Сегодня ему исполнилось бы 55 — и отчего-то захотелось повспоминать.
***
Тогда он поднимал Жодино. В высшую лигу из низин — порождая, создавая с нуля. Как обычно, как только он умел и любил. Все его проекты были авторские. В нашей футбольной истории это был больше чем тренер.
“Смотри, какая у меня есть тетрадь”, — показывал толстый “талмуд” с аккуратно разграфленными таблицами и цифрами. “Здесь все до копейки, — бережно хлопал по темно-синей обложке. — Когда, сколько, кому и за что”. Я действительно видел там суммы с запятыми, хотя долго засматриваться Яков Михалыч не разрешал. Деловито говорил: “Записаны даже траты на шнурки и воду”.
Ему не нужен был бухгалтер, как и много кто был не нужен. Это был больше чем тренер — это был хозяин, у которого все ходы записаны. Экипировка, сборы, трансферы, переговоры — все в жизни возрождающегося “Торпедо” лежало на нем. И спонсоров он умел искать так, как не умеет никто и сегодня, когда снова нужда. И каждый истраченный цент шариковой ручкой вписывал в свою бухгалтерскую книгу, с которой, кажется, не расставался.

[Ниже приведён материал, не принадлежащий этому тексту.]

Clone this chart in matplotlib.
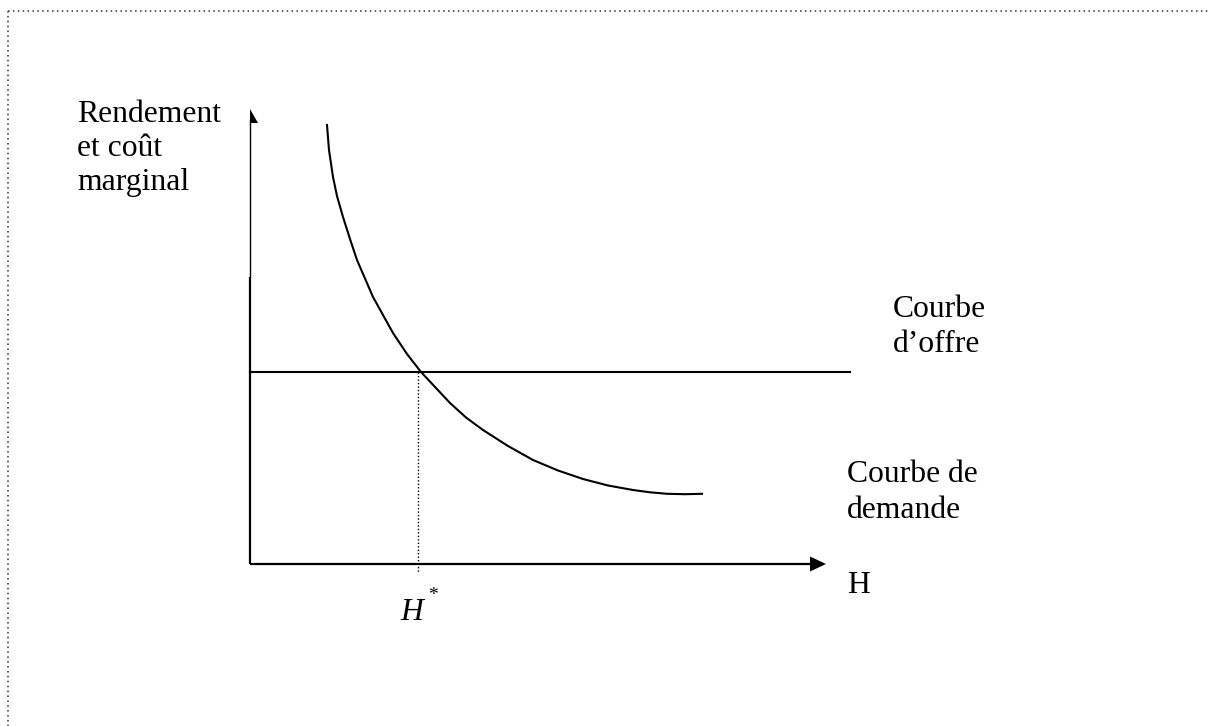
import matplotlib.pyplot as plt

plt.rcParams['font.family'] = ['Liberation Serif', 'DejaVu Serif']

# Données (unités du graphique, origine = croisement des axes)
demande_h = [77, 79, 83, 87, 93, 100, 107, 123, 143, 157, 171, 200, 216, 233,
             258, 283, 308, 333, 358, 383, 400, 417, 435, 452]
demande_v = [439, 414, 387, 368, 347, 325, 304, 267, 231, 210, 192, 161, 146.5, 134,
             118, 104, 93.5, 85, 78.5, 74, 71.7, 70.2, 69.8, 70.2]
offre_h = [0, 600]
offre_v = [192, 192]
h_etoile = 168

label_y = ['Rendement', 'et coût', 'marginal']
label_offre = ['Courbe', 'd\u2019offre']
label_demande = ['Courbe de', 'demande']

fig = plt.figure(figsize=(12.08, 7.26), dpi=100)
ax = fig.add_axes([0, 0, 1, 1])
ax.set_xlim(-250, 958)
ax.set_ylim(-162, 564)
ax.axis('off')

# Cadre pointillé (haut et gauche)
ax.plot([-242, 958], [553, 553], color='#333333', lw=1.1, ls=(0, (1, 2.2)))
ax.plot([-242, -242], [553, -162], color='#333333', lw=1.1, ls=(0, (1, 2.2)))

# Axe vertical
ax.plot([0, 0], [0, 287], color='black', lw=1.6, solid_capstyle='butt')
ax.plot([0, 0], [287, 445], color='black', lw=1.0, solid_capstyle='butt')
ax.add_patch(plt.Polygon([(0, 455), (8, 441), (0, 441)], color='black', lw=0))

# Axe horizontal
ax.plot([0, 561], [0, 0], color='black', lw=1.6, solid_capstyle='butt')
ax.add_patch(plt.Polygon([(560, 7.5), (576, 0), (560, -7.5)], color='black', lw=0))

# Courbes
ax.plot(offre_h, offre_v, color='black', lw=1.5)
ax.plot(demande_h, demande_v, color='black', lw=1.5, solid_joinstyle='round')
ax.plot([h_etoile, h_etoile], [offre_v[0], -8], color='black', lw=1.0, ls=(0, (1, 1.5)))

# Textes
fs = 22.8
for i, s in enumerate(label_y):
    ax.text(-173, 442 - i * 34, s, fontsize=fs, va='baseline', ha='left')
for i, s in enumerate(label_offre):
    ax.text(643, 247 - i * 35, s, fontsize=fs, va='baseline', ha='left')
for i, s in enumerate(label_demande):
    ax.text(597, 82 - i * 36, s, fontsize=fs, va='baseline', ha='left')
ax.text(597, -29, 'H', fontsize=fs, va='baseline', ha='left')
ax.text(150, -56, 'H', fontsize=fs, style='italic', va='baseline', ha='left')
ax.text(178, -36, '*', fontsize=14, va='baseline', ha='left')

plt.savefig('out.png', dpi=100)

Мою неудачную попытку пошутить, витиевато связать такую расчетливость с национальностью, Шапиро парировал, не повышая голоса. “Да, я еврей, — сверкнул искрой из-под козырька. — Но если ты напишешь про это, “Прессбол” закроют”. И улыбнулся, сидя на диване в домашних тапках в своей небольшой квартире, где жил с женой, сыном и мохнатой собакой породы чау-чау.
***
Я не помню его громко смеющимся, но по жизни он ходил с шуткой в кармане. Говорил, что к пресс-конференциям не готовится — лукавил. Вряд ли было экспромтом его знаменитое, сказанное после какого-то матча на “танкодроме”: “Хороший хозяин на такое поле корову не выпустит…” Классики предупреждали: лучшая импровизация — заготовленная импровизация. Впрочем, и с колес у него получалось так, что потом цитировали.
“В ответ на претензии соперника по поводу судейства с сожалением могу констатировать, что еще одна команда лишилась девственности. Очень жаль. Я был уверен, что в нашем футболе невинных дев уже не осталось…”

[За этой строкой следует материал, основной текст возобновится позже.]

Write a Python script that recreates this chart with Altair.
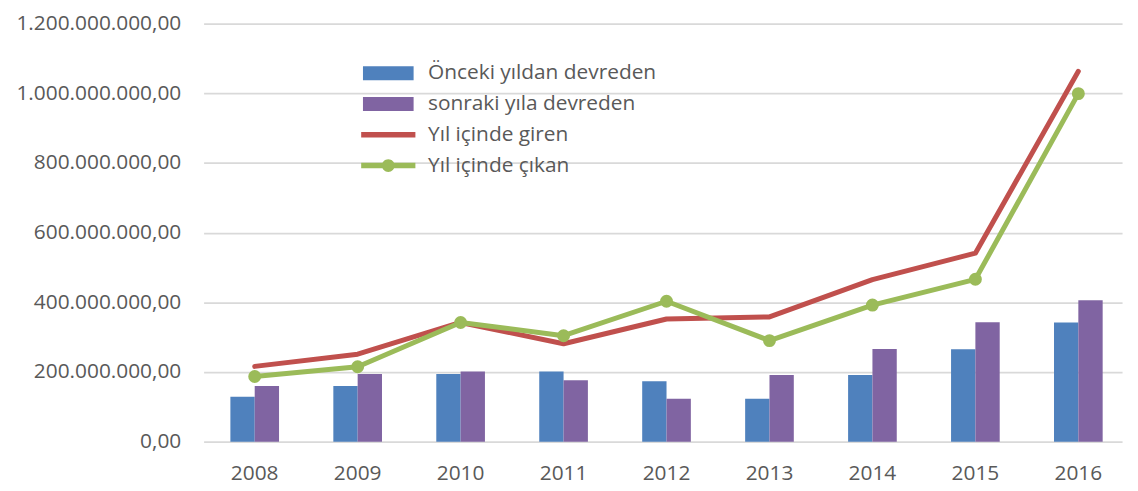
import altair as alt
import pandas as pd

years = ["2008", "2009", "2010", "2011", "2012", "2013", "2014", "2015", "2016"]
onceki = [129e6, 160e6, 194e6, 201e6, 173e6, 123e6, 191e6, 265e6, 342e6]
sonraki = [160e6, 194e6, 201e6, 176e6, 123e6, 191e6, 266e6, 343e6, 406e6]
giren = [216e6, 251e6, 342e6, 281e6, 352e6, 358e6, 465e6, 541e6, 1063e6]
cikan = [187e6, 215e6, 342e6, 304e6, 403e6, 290e6, 392e6, 466e6, 999e6]

series_names = ["Önceki yıldan devreden", "sonraki yıla devreden",
                "Yıl içinde giren", "Yıl içinde çıkan"]
colors = ["#4F81BD", "#8064A2", "#C0504D", "#9BBB59"]
y_ticks = [0, 2e8, 4e8, 6e8, 8e8, 1e9, 1.2e9]

# legend symbol shapes (unit coords scaled by sqrt(size)/2)
rect_path = "M-3.643,-1H3.643V1H-3.643Z"
line_path = "M-3.9,-0.4H3.9V0.4H-3.9Z"
circle_line_path = line_path + "M-0.93,0A0.93,0.93 0 1,1 0.93,0A0.93,0.93 0 1,1 -0.93,0Z"
shape_paths = [rect_path, rect_path, line_path, circle_line_path]

rows = []
for name, vals in zip(series_names, [onceki, sonraki, giren, cikan]):
    for yr, v in zip(years, vals):
        rows.append({"year": yr, "series": name, "value": v})
df = pd.DataFrame(rows)

FONT = "Open Sans"
TXT = "#595959"

x = alt.X("year:N", sort=years,
          scale=alt.Scale(paddingInner=0.5274, paddingOuter=0.2242, align=0.58),
          axis=alt.Axis(title=None, labelAngle=0, ticks=False, domain=False,
                        labelFont=FONT, labelFontSize=21, labelColor=TXT,
                        labelPadding=21, grid=False))
label_expr = ("replace(replace(replace(format(datum.value, ',.2f'), regexp(',', 'g'), '#'),"
              " regexp('[.]', 'g'), ','), regexp('#', 'g'), '.')")
y = alt.Y("value:Q",
          scale=alt.Scale(domain=[0, 1.2e9], nice=False, zero=True),
          axis=alt.Axis(title=None, values=y_ticks, labelExpr=label_expr,
                        grid=True, gridColor="#D9D9D9", gridWidth=1.6,
                        ticks=False, domain=False, labelFont=FONT,
                        labelFontSize=21, labelColor=TXT, labelPadding=23))

bars = alt.Chart(df).transform_filter(
    alt.FieldOneOfPredicate(field="series", oneOf=series_names[:2])
).mark_bar().encode(
    x=x, y=y,
    xOffset=alt.XOffset("series:N", sort=series_names[:2]),
    color=alt.Color("series:N", scale=alt.Scale(domain=series_names[:2], range=colors[:2]),
                    legend=None),
)

red_line = alt.Chart(df).transform_filter(
    alt.datum.series == series_names[2]
).mark_line(color=colors[2], strokeWidth=5, strokeCap="round", strokeJoin="round").encode(
    x=x, y=y
)

green_line = alt.Chart(df).transform_filter(
    alt.datum.series == series_names[3]
).mark_line(color=colors[3], strokeWidth=5, strokeCap="round", strokeJoin="round").encode(
    x=x, y=y
)

green_pts = alt.Chart(df).transform_filter(
    alt.datum.series == series_names[3]
).mark_point(filled=True, color=colors[3], size=170, opacity=1).encode(
    x=x, y=y
)

leg = alt.Legend(title=None, orient="none", legendX=175.5, legendY=39.5,
                 symbolSize=196, symbolStrokeWidth=0, symbolOpacity=1,
                 labelFont=FONT, labelFontSize=21, labelColor=TXT,
                 labelOffset=29.5, rowPadding=9, padding=0, labelLimit=400)

legend_layer = alt.Chart(df).transform_filter(
    alt.datum.series == "__none__"
).mark_point(filled=True, opacity=1).encode(
    x=x, y=y,
    fill=alt.Fill("series:N", scale=alt.Scale(domain=series_names, range=colors), legend=leg),
    shape=alt.Shape("series:N", scale=alt.Scale(domain=series_names, range=shape_paths), legend=leg),
)

chart = alt.layer(bars, red_line, green_line, green_pts, legend_layer).properties(
    width=925, height=421,
    padding={"left": 197, "top": 14, "right": 8, "bottom": 47},
    autosize=alt.AutoSizeParams(type="none"),
    background="white",
).configure_view(strokeWidth=0)

chart.save("out.html", embed_options={"renderer": "svg", "actions": False})
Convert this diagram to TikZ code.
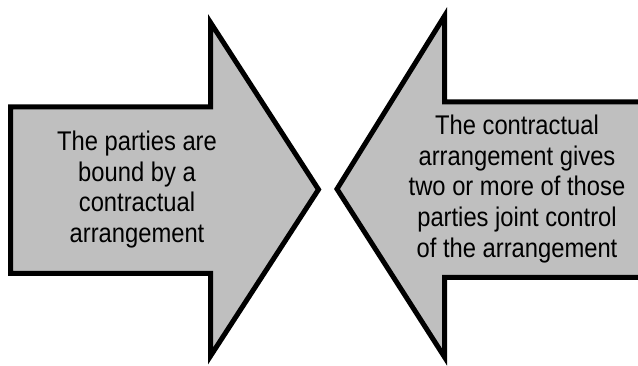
\documentclass[tikz,border=0pt]{standalone}
\usepackage{fontspec}
\setmainfont{Liberation Sans}[FakeStretch=0.88]
\begin{document}
\begin{tikzpicture}[x=1pt,y=-1pt,
  arrowshape/.style={draw=black,fill=gray!50!white,line width=5pt,line join=miter,miter limit=10},
  arrowtext/.style={align=center,text=black,font=\fontsize{27}{30.8}\selectfont,inner sep=0pt}]
\useasboundingbox (0,0) rectangle (638,366);
\clip (0,0) rectangle (638,366);
\fill[white] (0,0) rectangle (638,366);
% left arrow
\draw[arrowshape] (10.5,107) -- (210.5,107) -- (210.5,22.5) -- (318.5,189.5)
  -- (210.5,356) -- (210.5,273.5) -- (10.5,273.5) -- cycle;
% right arrow
\draw[arrowshape] (650,102) -- (444.5,102) -- (444.5,16) -- (337,189)
  -- (444.5,357) -- (444.5,277.5) -- (650,277.5) -- cycle;
\node[arrowtext] (lefttext) at (137,189.5) {The parties are\\bound by a\\contractual\\arrangement};
\node[arrowtext] (righttext) at (517,189) {The contractual\\arrangement gives\\two or more of those\\parties joint control\\of the arrangement};
\end{tikzpicture}
\end{document}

Однажды он умело запустил в газеты новость о покупке жодинского “Торпедо” олигархом Абрамовичем. Сегодня подвох разоблачили бы сразу, но времена тогда были отчаянные и наивные — информацию подхватили и разнесли. Потом ходила байка, что хозяину “Челси” позвонил доверенный человек: “Вы правда купили футбольный клуб в Белоруссии?” На что Абрамович после паузы ответил: “Знаешь, я уже сам не помню, когда и кого купил…”

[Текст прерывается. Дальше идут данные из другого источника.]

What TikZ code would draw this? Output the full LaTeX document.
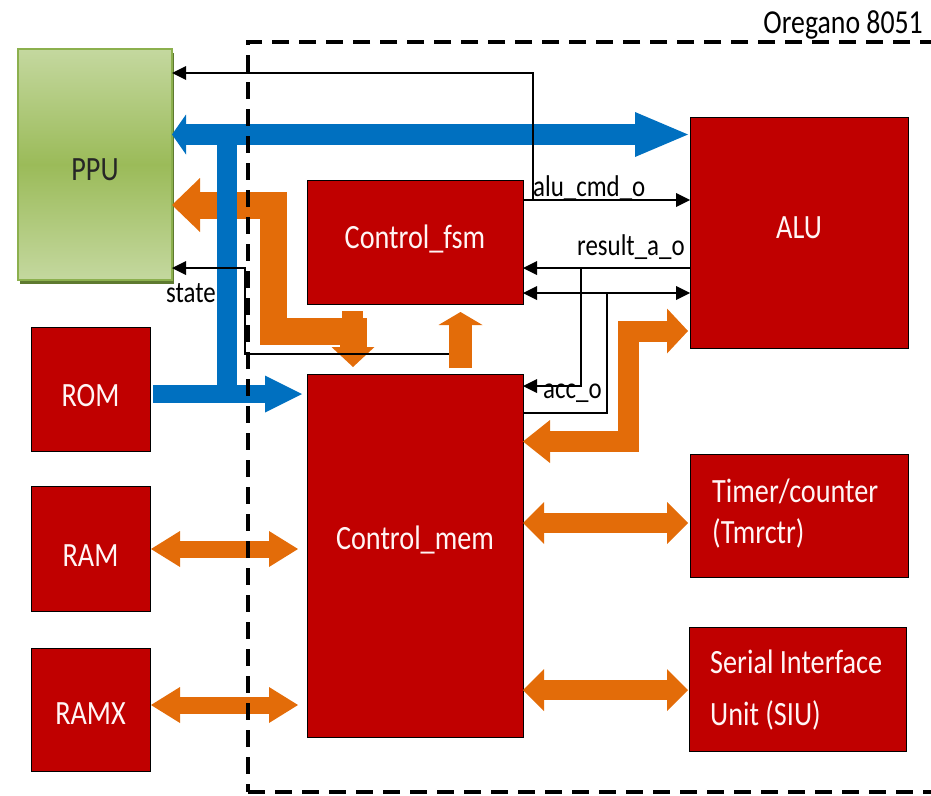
\documentclass[tikz,border=0pt]{standalone}
\usepackage{fontspec}
\setmainfont{Carlito}[FakeStretch=0.83]
\usetikzlibrary{arrows.meta}

\definecolor{boxred}{HTML}{C00000}
\definecolor{busblue}{HTML}{0070C0}
\definecolor{busorange}{HTML}{E36C09}
\definecolor{ppulight}{HTML}{C4D89F}
\definecolor{ppumid}{HTML}{9BBB59}
\definecolor{ppuedge}{HTML}{8CB04E}
\definecolor{ppushadow}{HTML}{5E7A30}

\begin{document}
\begin{tikzpicture}[x=1pt,y=-1pt,
  unit/.style={draw=black, line width=1pt, fill=boxred,
    inner sep=0pt, outer sep=0pt, anchor=north west},
  caption/.style={inner sep=0pt, text=white!96!red, font=\fontsize{34}{40}\selectfont},
  sig/.style={draw=black, line width=1.6pt},
  siglbl/.style={anchor=base west, inner sep=0pt, font=\fontsize{30}{34}\selectfont},
  obus/.style={draw=busorange, line join=miter, line cap=butt},
  bbus/.style={draw=busblue, line join=miter, line cap=butt},
  frame/.style={draw=black, dash pattern=on 17pt off 10pt, line width=4pt,
    inner sep=0pt, outer sep=0pt, anchor=north west},
  stip/.tip={Triangle[length=14pt,width=14pt,line width=0pt]}
]
\useasboundingbox (0,0) rectangle (931,795);

% ---------- blocks ----------
\fill[ppushadow] (19.5,53) rectangle (173.5,284);
\node[draw=ppuedge, line width=1.5pt, top color=ppulight, bottom color=ppulight,
  middle color=ppumid, anchor=north west, inner sep=0pt, outer sep=0pt,
  minimum width=154pt, minimum height=231pt] (ppu) at (18,49) {};
\node[caption, text=black!85] at ([yshift=-5pt]ppu.center) {PPU};

\node[unit, minimum width=119pt, minimum height=124pt] (rom)  at (31,327) {};
\node[unit, minimum width=119pt, minimum height=125pt] (ram)  at (31,486) {};
\node[unit, minimum width=119pt, minimum height=123pt] (ramx) at (31,648) {};
\node[unit, minimum width=216pt, minimum height=124pt] (fsm)  at (307,180) {};
\node[unit, minimum width=216pt, minimum height=363pt] (mem)  at (307,374) {};
\node[unit, minimum width=218pt, minimum height=231pt] (alu)  at (690,117) {};
\node[unit, minimum width=218pt, minimum height=123pt] (tmr)  at (690,454) {};
\node[unit, minimum width=217pt, minimum height=124pt] (siu)  at (689,627) {};

\node[caption] at ([yshift=-7pt]rom.center)  {ROM};
\node[caption] at ([yshift=-7pt]ram.center)  {RAM};
\node[caption] at ([yshift=-4pt]ramx.center) {RAMX};
\node[caption] at ([yshift=3pt]fsm.center)   {Control\_fsm};
\node[caption] at ([yshift=16pt]mem.center)  {Control\_mem};
\node[caption] at ([yshift=5pt]alu.center)   {ALU};
\node[caption, anchor=base west] at (712,502) {Timer/counter};
\node[caption, anchor=base west] at (712,543) {(Tmrctr)};
\node[caption, anchor=base west] at (710,673) {Serial Interface};
\node[caption, anchor=base west] at (710,725) {Unit (SIU)};

% ---------- orange data paths ----------
\draw[obus, line width=27pt,
  {Triangle[length=28pt,width=54pt,line width=0pt]}-{Triangle[length=20pt,width=43pt,line width=0pt]},
  shorten >=7pt]
  (ppu.east |- 0,205) -| (273.5,331.5) -| (353,0 |- mem.north);
\fill[busorange] (342,311) rectangle (363,320);

\draw[obus, line width=21pt,
  {Triangle[length=27pt,width=43pt,line width=0pt]}-{Triangle[length=21pt,width=45pt,line width=0pt]},
  shorten >=2pt]
  (mem.east |- 0,441.5) -| (628.5,331) -- (alu.west |- 0,331);

\draw[obus, line width=20pt,
  {Triangle[length=21pt,width=42pt,line width=0pt]}-{Triangle[length=21pt,width=42pt,line width=0pt]},
  shorten >=2pt]
  (mem.east |- 0,523) -- (tmr.west |- 0,523);
\draw[obus, line width=20pt,
  {Triangle[length=21pt,width=42pt,line width=0pt]}-{Triangle[length=21pt,width=42pt,line width=0pt]},
  shorten >=1pt]
  (mem.east |- 0,690) -- (siu.west |- 0,690);
\draw[obus, line width=17pt,
  {Triangle[length=29pt,width=36pt,line width=0pt]}-{Triangle[length=29pt,width=36pt,line width=0pt]},
  shorten <=1pt, shorten >=9pt]
  (ram.east |- 0,549) -- (mem.west |- 0,549);
\draw[obus, line width=17pt,
  {Triangle[length=29pt,width=36pt,line width=0pt]}-{Triangle[length=29pt,width=36pt,line width=0pt]},
  shorten <=1pt, shorten >=9pt]
  (ramx.east |- 0,705) -- (mem.west |- 0,705);

% ---------- blue bus ----------
\coordinate (btop) at (227,124);
\coordinate (bbot) at (227,403);
\draw[bbus, line width=21pt,
  {Triangle[length=14pt,width=40pt,line width=0pt]}-{Triangle[length=53pt,width=45pt,line width=0pt]},
  shorten >=2pt]
  (ppu.east |- 0,134.5) -- (alu.west |- 0,134.5);
\draw[bbus, line width=20pt] (btop) -- (bbot);
\draw[bbus, line width=18pt, -{Triangle[length=37pt,width=37pt,line width=0pt]},
  shorten <=3pt, shorten >=5pt]
  (rom.east |- 0,394) -- (mem.west |- 0,394);

% ---------- control signals ----------
\coordinate (cmdtap) at (533,200);
\coordinate (restap) at (581,268);
\coordinate (acctap) at (607,293);
\coordinate (statesrc) at (462,354);

\draw[sig, -stip] (fsm.east |- cmdtap) -- (alu.west |- cmdtap);
\draw[sig, -stip] (cmdtap) |- (ppu.east |- 0,73);
\node[siglbl] at (533,196) {alu\_cmd\_o};

\draw[sig, -stip] (alu.west |- restap) -- (fsm.east |- restap);
\draw[sig, -stip] (restap) |- (mem.east |- 0,386);
\node[siglbl] at (577,255) {result\_a\_o};

\draw[sig, stip-stip] (fsm.east |- acctap) -- (alu.west |- acctap);
\draw[sig] (acctap) |- (mem.east |- 0,413);
\node[siglbl] at (543,398) {acc\_o};

\draw[sig, -stip] (statesrc) -| (245,268) -- (ppu.east |- 0,268);
\node[siglbl] at (166,302) {state};

% orange return path into Control_fsm (drawn over the state line)
\draw[obus, line width=23pt, -{Triangle[length=13pt,width=44pt,line width=0pt]},
  shorten <=6pt, shorten >=8pt]
  (460.5,0 |- mem.north) -- (460.5,0 |- fsm.south);

% ---------- core boundary ----------
\node[frame, minimum width=685pt, minimum height=750pt] (core) at (248,42) {};
\node[anchor=base east, inner sep=0pt, font=\fontsize{33.5}{38}\selectfont]
  at (923,33) {Oregano 8051};
\end{tikzpicture}
\end{document}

А 31 марта какого-то года его “Торпедо” играло в Польше межсезонный спарринг с “Неманом” Сергея Солодовникова. Информацию по игре мне надиктовал по шапировскому роумингу старший тренер Сергей Павлючук. Я спросил, где главный. И услышал историю про “полициянтов” города Дзержонюва, вызванных на футбол в связи с грандиозной дракой. Зачинщиком был жодинский специалист — его и забрали в “пастарунак” до выяснения обстоятельств.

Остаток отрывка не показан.